Женщина с малиновыми волосами в последний раз подышала на зеркальце и снова прикрепила его к поясу. Уну серебром оцарапал её взгляд - мгновенный, исподлобья, нечеловечески проницательный. Женщина жадно выискивала что-то в её лице.
Отражения смотрят так на всех людей с магией в крови - или дело в ней самой? Уне стало ещё больше не по себе - хоть и казалось, что "ещё больше" просто некуда.
Маленькая служанка громко высморкалась в лист подорожника. Она сидела у обочины, привалившись спиной к осинке, и с крупной дрожью раскачивалась из стороны в сторону. Она старательно не смотрела ни на рану Эвиарта, ни на тело милорда, ни на колдунью с зеркалом...
Ни на свою молодую госпожу.
Ничего уже не будет, как прежде. Отныне - действительно ничего. Это знание обрушилось на Уну, придавив ей плечи - как горсть градин, на которые так щедра осень в Кинбралане.
Кто-то хотел убить их. Их всех - знатную, гордую, почти обнищавшую, замкнутую семью Тоури, возвращавшуюся из невинной поездки к родственникам. Возможно,
Возможно, смерть Риарта Каннерти тоже искусно замаскировали, придав ей повседневные, бытовые черты.
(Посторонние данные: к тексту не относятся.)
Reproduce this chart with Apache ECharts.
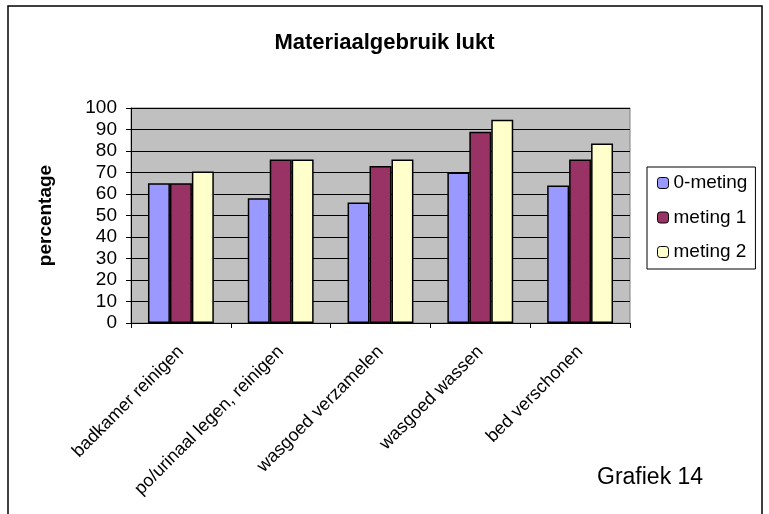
<!DOCTYPE html>
<html>
<head>
<meta charset="utf-8">
<script src="https://cdn.jsdelivr.net/npm/echarts@6/dist/echarts.min.js"></script>
<style>
html,body{margin:0;padding:0;background:#fff;}
#c{width:769px;height:514px;}
</style>
</head>
<body>
<div id="c"></div>
<script>
var categories = ['badkamer reinigen', 'po/urinaal legen, reinigen', 'wasgoed verzamelen', 'wasgoed wassen', 'bed verschonen'];
var seriesNames = ['0-meting', 'meting 1', 'meting 2'];
var meting0 = [65, 58, 56, 70, 64];
var meting1 = [65, 76, 73, 89, 76];
var meting2 = [70.5, 76, 76, 94.5, 83.5];
var yTicks = [0, 10, 20, 30, 40, 50, 60, 70, 80, 90, 100];
var colors = ['#9999FF', '#993366', '#FFFFCC'];

var FONT = "'Liberation Sans', Arial, sans-serif";
var chart = echarts.init(document.getElementById('c'), null, {renderer: 'canvas'});
var allData = [meting0, meting1, meting2];

chart.setOption({
  animation: false,
  backgroundColor: '#ffffff',
  title: {
    text: 'Materiaalgebruik lukt',
    left: 'center',
    top: 27,
    textStyle: {fontFamily: FONT, fontSize: 22, fontWeight: 'bold', color: '#000'}
  },
  legend: {
    orient: 'vertical',
    left: 647,
    top: 167,
    padding: [6, 8, 7, 10],
    borderColor: '#000',
    borderWidth: 1,
    itemWidth: 11,
    itemHeight: 11,
    itemGap: 14.5,
    itemStyle: {borderColor: '#000', borderWidth: 1},
    textStyle: {fontFamily: FONT, fontSize: 19, color: '#000', lineHeight: 20},
    data: seriesNames
  },
  grid: {
    left: 131, right: 139, top: 108, bottom: 191,
    show: true,
    backgroundColor: '#C0C0C0',
    borderColor: '#808080',
    borderWidth: 1
  },
  xAxis: {
    type: 'category',
    data: categories,
    axisLine: {lineStyle: {color: '#000', width: 1}},
    axisTick: {show: true, length: 5, lineStyle: {color: '#000'}},
    axisLabel: {
      rotate: 45,
      interval: 0,
      margin: 26,
      fontFamily: FONT,
      fontSize: 18,
      color: '#000'
    }
  },
  yAxis: {
    type: 'value',
    min: yTicks[0],
    max: yTicks[yTicks.length - 1],
    interval: 10,
    name: 'percentage',
    nameLocation: 'middle',
    nameGap: 76,
    nameRotate: 90,
    nameTextStyle: {fontFamily: FONT, fontSize: 19, fontWeight: 'bold', color: '#000'},
    axisLine: {show: true, lineStyle: {color: '#000', width: 1}},
    axisTick: {show: true, length: 5, lineStyle: {color: '#000'}},
    axisLabel: {margin: 14, fontFamily: FONT, fontSize: 19, color: '#000'},
    splitLine: {show: true, lineStyle: {color: '#000', width: 1}}
  },
  series: seriesNames.map(function (n, i) {
    return {
      name: n,
      type: 'bar',
      data: allData[i],
      barGap: '0%',
      barCategoryGap: '34%',
      itemStyle: {color: colors[i], borderColor: '#000', borderWidth: 1.5}
    };
  }),
  graphic: [
    {
      type: 'rect',
      shape: {x: 8, y: 6, width: 754, height: 530},
      style: {fill: 'none', stroke: '#000', lineWidth: 1.5},
      silent: true,
      z: 100
    },
    {
      type: 'text',
      left: 597,
      top: 466,
      style: {text: 'Grafiek 14', font: '23px ' + FONT, fill: '#000'}
    }
  ]
});
</script>
</body>
</html>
Говорят, король Хавальд Альсунгский всюду водит за собой приручённых волчат, а иногда ещё и зовёт их "щеночками" - вот, примерно то же самое
Уна стиснула в кулаке сапфир на цепочке, и острые грани врезались ей в ладонь. Пусть ей станет ещё больнее, пусть боль затопит её целиком, с пяток до макушки - тогда, по крайней мере, она не обязана будет думать...
Кого теперь больше боятся слуги - большой вопрос. Неведомых злоумышленников, Отражений или её саму, много лет прятавшую колдовство, точно чудище под кроватью?
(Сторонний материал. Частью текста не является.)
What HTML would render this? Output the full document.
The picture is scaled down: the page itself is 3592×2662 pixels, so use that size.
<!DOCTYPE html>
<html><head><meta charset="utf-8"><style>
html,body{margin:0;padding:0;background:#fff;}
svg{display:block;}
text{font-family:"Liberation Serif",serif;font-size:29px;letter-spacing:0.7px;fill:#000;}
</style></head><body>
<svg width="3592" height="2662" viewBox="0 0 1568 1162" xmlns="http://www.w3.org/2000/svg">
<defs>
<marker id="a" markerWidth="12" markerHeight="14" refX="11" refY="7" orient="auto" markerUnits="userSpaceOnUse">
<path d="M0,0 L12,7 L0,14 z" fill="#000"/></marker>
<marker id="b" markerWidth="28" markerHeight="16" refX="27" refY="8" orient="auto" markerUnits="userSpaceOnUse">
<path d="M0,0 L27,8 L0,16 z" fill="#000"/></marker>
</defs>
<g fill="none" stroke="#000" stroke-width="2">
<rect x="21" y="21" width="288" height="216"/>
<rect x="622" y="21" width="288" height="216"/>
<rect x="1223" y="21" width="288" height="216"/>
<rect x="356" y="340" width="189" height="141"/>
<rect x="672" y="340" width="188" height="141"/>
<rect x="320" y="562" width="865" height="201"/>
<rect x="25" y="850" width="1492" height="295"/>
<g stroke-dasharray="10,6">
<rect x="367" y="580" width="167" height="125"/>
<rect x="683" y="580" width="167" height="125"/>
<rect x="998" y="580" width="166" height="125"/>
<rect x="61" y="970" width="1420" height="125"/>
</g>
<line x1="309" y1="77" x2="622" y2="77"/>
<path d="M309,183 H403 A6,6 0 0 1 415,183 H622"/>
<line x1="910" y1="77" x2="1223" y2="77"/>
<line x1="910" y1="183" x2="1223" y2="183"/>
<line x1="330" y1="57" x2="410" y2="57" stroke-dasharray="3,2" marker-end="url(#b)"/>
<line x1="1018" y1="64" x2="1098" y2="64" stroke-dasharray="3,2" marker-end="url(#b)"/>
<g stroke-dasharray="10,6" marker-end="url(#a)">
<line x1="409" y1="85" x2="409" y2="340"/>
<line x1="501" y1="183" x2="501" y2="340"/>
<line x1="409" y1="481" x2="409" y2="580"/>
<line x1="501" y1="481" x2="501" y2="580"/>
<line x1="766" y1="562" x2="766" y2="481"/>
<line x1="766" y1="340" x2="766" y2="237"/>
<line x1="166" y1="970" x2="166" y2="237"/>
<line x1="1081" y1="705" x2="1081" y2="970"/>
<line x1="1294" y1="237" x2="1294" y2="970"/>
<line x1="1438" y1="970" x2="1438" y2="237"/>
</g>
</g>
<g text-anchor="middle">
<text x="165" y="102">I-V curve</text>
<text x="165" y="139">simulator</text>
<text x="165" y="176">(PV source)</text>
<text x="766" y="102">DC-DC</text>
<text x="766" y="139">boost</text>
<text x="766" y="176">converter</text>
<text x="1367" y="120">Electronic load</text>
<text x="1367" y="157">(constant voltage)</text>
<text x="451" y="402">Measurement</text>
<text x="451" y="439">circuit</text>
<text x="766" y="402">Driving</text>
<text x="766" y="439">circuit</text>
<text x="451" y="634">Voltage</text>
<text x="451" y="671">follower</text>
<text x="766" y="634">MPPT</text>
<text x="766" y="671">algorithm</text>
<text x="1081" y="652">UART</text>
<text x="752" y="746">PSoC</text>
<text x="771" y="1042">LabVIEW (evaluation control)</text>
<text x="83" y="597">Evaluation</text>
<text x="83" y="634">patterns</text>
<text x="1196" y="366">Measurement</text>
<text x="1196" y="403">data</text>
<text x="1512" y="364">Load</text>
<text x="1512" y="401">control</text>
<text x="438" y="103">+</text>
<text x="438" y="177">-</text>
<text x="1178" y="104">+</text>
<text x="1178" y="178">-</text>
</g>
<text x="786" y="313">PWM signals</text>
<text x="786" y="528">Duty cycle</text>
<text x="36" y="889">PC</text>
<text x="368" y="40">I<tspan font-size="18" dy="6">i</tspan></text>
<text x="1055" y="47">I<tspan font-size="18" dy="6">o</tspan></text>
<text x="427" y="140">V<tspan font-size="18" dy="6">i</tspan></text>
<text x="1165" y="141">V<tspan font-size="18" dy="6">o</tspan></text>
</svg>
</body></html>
– Мы поможем вам перевезти тело, - мягко сказала женщина, тряхнув головой. Она щёлкнула пальцами - и возле маленькой служанки вспыхнул не голубой, а морковно-рыжий огонёк. Он дарил уже не столько свет, сколько тепло; девочка сначала шарахнулась прочь, но потом боязливо придвинулась ближе. Её дрожь немного утихла.
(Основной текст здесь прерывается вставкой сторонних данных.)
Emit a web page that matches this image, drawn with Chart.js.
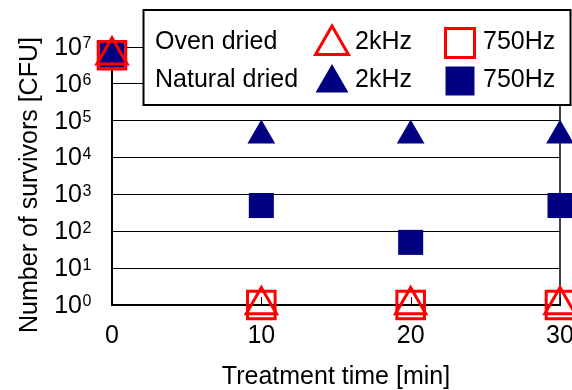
<!DOCTYPE html>
<html><head><meta charset="utf-8">
<script src="https://cdn.jsdelivr.net/npm/chart.js@4/dist/chart.umd.min.js"></script>
<style>html,body{margin:0;padding:0;background:#fff}#wrap{width:572px;height:390px}</style>
</head><body><div id="wrap"><canvas id="c" width="572" height="390"></canvas></div>
<script>
const times = [0, 10, 20, 30];
const ovenDried2kHz = [6e6, 1, 1, 1];
const ovenDried750Hz = [6e6, 1, 1, 1];
const naturalDried2kHz = [6e6, 4e4, 4e4, 4e4];
const naturalDried750Hz = [6e6, 5e2, 5e1, 5e2];
const yTicks = [1, 10, 100, 1e3, 1e4, 1e5, 1e6, 1e7];
const xTicks = [0, 10, 20, 30];
const groups = ['Oven dried', 'Natural dried'];
const freqs = ['2kHz', '750Hz'];
const xTitle = 'Treatment time [min]';
const yTitle = 'Number of survivors [CFU]';

const FONT = "'Liberation Sans', Arial, sans-serif";
const RED = '#ff0000', NAVY = '#000080';
const pts = arr => times.map((t, i) => ({x: t, y: arr[i]}));

const datasets = [
  {label: groups[0] + ' ' + freqs[1], data: pts(ovenDried750Hz), pointStyle: 'rect', pointRadius: 19.5, pointBorderWidth: 3, pointBorderColor: RED, pointBackgroundColor: 'rgba(0,0,0,0)', group: 0, freq: 1, order: 0},
  {label: groups[0] + ' ' + freqs[0], data: pts(ovenDried2kHz), pointStyle: 'triangle', pointRadius: 17.5, pointBorderWidth: 3, pointBorderColor: RED, pointBackgroundColor: 'rgba(0,0,0,0)', group: 0, freq: 0, order: 1},
  {label: groups[1] + ' ' + freqs[1], data: pts(naturalDried750Hz), pointStyle: 'rect', pointRadius: 17.7, pointBorderWidth: 0, pointBorderColor: NAVY, pointBackgroundColor: NAVY, group: 1, freq: 1, order: 2},
  {label: groups[1] + ' ' + freqs[0], data: pts(naturalDried2kHz), pointStyle: 'triangle', pointRadius: 16, pointBorderWidth: 0, pointBorderColor: NAVY, pointBackgroundColor: NAVY, group: 1, freq: 0, order: 3}
].map(d => Object.assign(d, {showLine: false, clip: false, pointHoverRadius: d.pointRadius}));

function drawMarker(ctx, style, r, x, y, fill, stroke, bw) {
  ctx.save();
  ctx.beginPath();
  if (style === 'rect') {
    const s = Math.SQRT1_2 * r;
    ctx.rect(x - s, y - s, 2 * s, 2 * s);
  } else {
    ctx.moveTo(x, y - r);
    ctx.lineTo(x + Math.sin(2 * Math.PI / 3) * r, y + r / 2);
    ctx.lineTo(x - Math.sin(2 * Math.PI / 3) * r, y + r / 2);
    ctx.closePath();
  }
  ctx.fillStyle = fill; ctx.fill();
  if (bw > 0) { ctx.lineWidth = bw; ctx.strokeStyle = stroke; ctx.lineJoin = 'miter'; ctx.stroke(); }
  ctx.restore();
}

const decor = {
  id: 'decor',
  beforeDatasetsDraw(chart) {
    const ctx = chart.ctx, a = chart.chartArea, xs = chart.scales.x, ys = chart.scales.y;
    ctx.save();
    ctx.strokeStyle = '#000';
    ctx.lineWidth = 1.5;
    ctx.beginPath(); ctx.moveTo(a.right, a.top); ctx.lineTo(a.right, a.bottom); ctx.stroke();
    ctx.lineWidth = 1;
    xs.ticks.forEach(t => {
      const px = Math.round(xs.getPixelForValue(t.value)) + 0.5;
      ctx.beginPath(); ctx.moveTo(px, a.bottom); ctx.lineTo(px, a.bottom - 8); ctx.stroke();
    });
    // y tick labels with superscript exponents
    ctx.fillStyle = '#000';
    ys.ticks.forEach(t => {
      const py = ys.getPixelForValue(t.value);
      const e = Math.round(Math.log10(t.value));
      ctx.font = '25px ' + FONT;
      ctx.textAlign = 'right'; ctx.textBaseline = 'middle';
      ctx.fillText('10', 82, py + 1);
      ctx.font = '16px ' + FONT;
      ctx.textAlign = 'left'; ctx.textBaseline = 'top';
      ctx.fillText(String(e), 82.5, py - 11);
    });
    // y axis title
    ctx.save();
    ctx.translate(30, 185);
    ctx.rotate(-Math.PI / 2);
    ctx.font = '25px ' + FONT;
    ctx.textAlign = 'center'; ctx.textBaseline = 'middle';
    ctx.fillText(yTitle, 0, 0);
    ctx.restore();
    ctx.restore();
  },
  afterDraw(chart) {
    const ctx = chart.ctx;
    ctx.save();
    const L = 143.5, T = 10, W = 427, H = 95;
    ctx.fillStyle = '#fff';
    ctx.fillRect(L, T, W, H);
    ctx.lineWidth = 2; ctx.strokeStyle = '#000';
    ctx.strokeRect(L, T, W, H);
    ctx.fillStyle = '#000';
    ctx.font = '25px ' + FONT;
    ctx.textBaseline = 'middle'; ctx.textAlign = 'left';
    const rowY = [42, 80];
    groups.forEach((g, i) => ctx.fillText(g, 155, rowY[i]));
    const markX = [332, 460], textX = [355, 483];
    chart.data.datasets.forEach(d => {
      const y = rowY[d.group];
      const big = d.pointStyle === 'triangle' ? 19 : 20.5;
      const my = d.pointStyle === 'triangle' ? y + 3 : y + 1;
      drawMarker(ctx, d.pointStyle, big, markX[d.freq], my, d.pointBackgroundColor, d.pointBorderColor, d.pointBorderWidth);
      ctx.fillStyle = '#000';
      ctx.fillText(freqs[d.freq], textX[d.freq], y);
    });
    ctx.restore();
  }
};

new Chart(document.getElementById('c'), {
  type: 'scatter',
  data: {datasets},
  options: {
    responsive: false,
    animation: false,
    events: [],
    layout: {autoPadding: false, padding: {top: 47, right: 12, left: 0, bottom: 0}},
    plugins: {legend: {display: false}, tooltip: {enabled: false}},
    scales: {
      x: {
        type: 'linear', min: 0, max: 30,
        afterBuildTicks: s => { s.ticks = xTicks.map(v => ({value: v})); },
        afterFit: s => { s.height = 85; s.paddingLeft = 0; s.paddingRight = 0; },
        grid: {display: false, drawTicks: false},
        border: {display: true, color: '#000', width: 2},
        ticks: {color: '#000', font: {family: FONT, size: 25}, padding: 16, maxRotation: 0},
        title: {display: true, text: xTitle, color: '#000', font: {family: FONT, size: 25, lineHeight: 1}, padding: {top: 0, bottom: 0}}
      },
      y: {
        type: 'logarithmic', min: 1, max: 1e7,
        afterBuildTicks: s => { s.ticks = yTicks.map(v => ({value: v})); },
        afterFit: s => { s.width = 112; s.paddingTop = 0; s.paddingBottom = 0; },
        grid: {color: '#000', lineWidth: 1, drawTicks: false},
        border: {display: true, color: '#000', width: 2},
        ticks: {display: false},
        title: {display: false}
      }
    }
  },
  plugins: [decor]
});
</script>
</body></html>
– Так будет быстрее. Вам ведь нужно в замок Кинбралан? Мы с Гэрхо тоже направляемся на север.
– С Гэрхо?
– напряглась мать. Женщина кивнула на холм.
– С моим сыном. Сейчас он, полагаю, разбирается с тем лучником, который причинил вам столько хлопот, - колдунья нерешительно улыбнулась, и на щеках у неё появились прелестные ямочки - таким позавидовала бы любая леди, даже из тех, что годами живут при дворе наместника в Академии. Уна поймала себя на том, что не может даже примерно определить её возраст.
– Их тела, кстати, лучше всего будет сжечь... Если Вы, конечно, не возражаете.
Мать скрестила руки на груди. Её черты заострились; всё милое и женственное, всегда так душно благоухавшее в ней, куда-то ушло, уступив мстительному и жестокому. Уна всего несколько раз в жизни видела её такой - но сейчас понимала, что это не в последнюю очередь вызвано огненным шаром.
Её огненным шаром. Магическим - бесстыдно-магическим для королевства Альсунг.
– Я не возражаю, - ледяным тоном ответила она.
– Можете оставить их воронам и диким зверям. Так было бы справедливее...
– ...Но вызвало бы лишние вопросы, - проворковала женщина.
– Разумнее избавиться от следов и помалкивать об этом нападении, миледи. До тех пор, пока не выяснится, кто и почему желает вам зла.
Тут Эвиарт простонал особенно громкое проклятье - видимо, у его врачевательницы оказались слишком длинные ногти. Колдунья покосилась в их сторону, проверяя, не нужна ли помощь. Уна просто стояла на темнеющей дороге, кутаясь в грязный плащ. Вот так таращиться на Отражение было, пожалуй, не очень-то учтиво - но она чувствовала неодолимое желание заговорить с нею... И ещё она чувствовала себя бесполезным, неловким, чересчур долговязым столбом. На женщине-Отражении был серый балахон, пузырящийся по бокам, а на Уне - тёмно-синее платье с серебряным шитьём; но статуса бесполезного столба это не отменяло.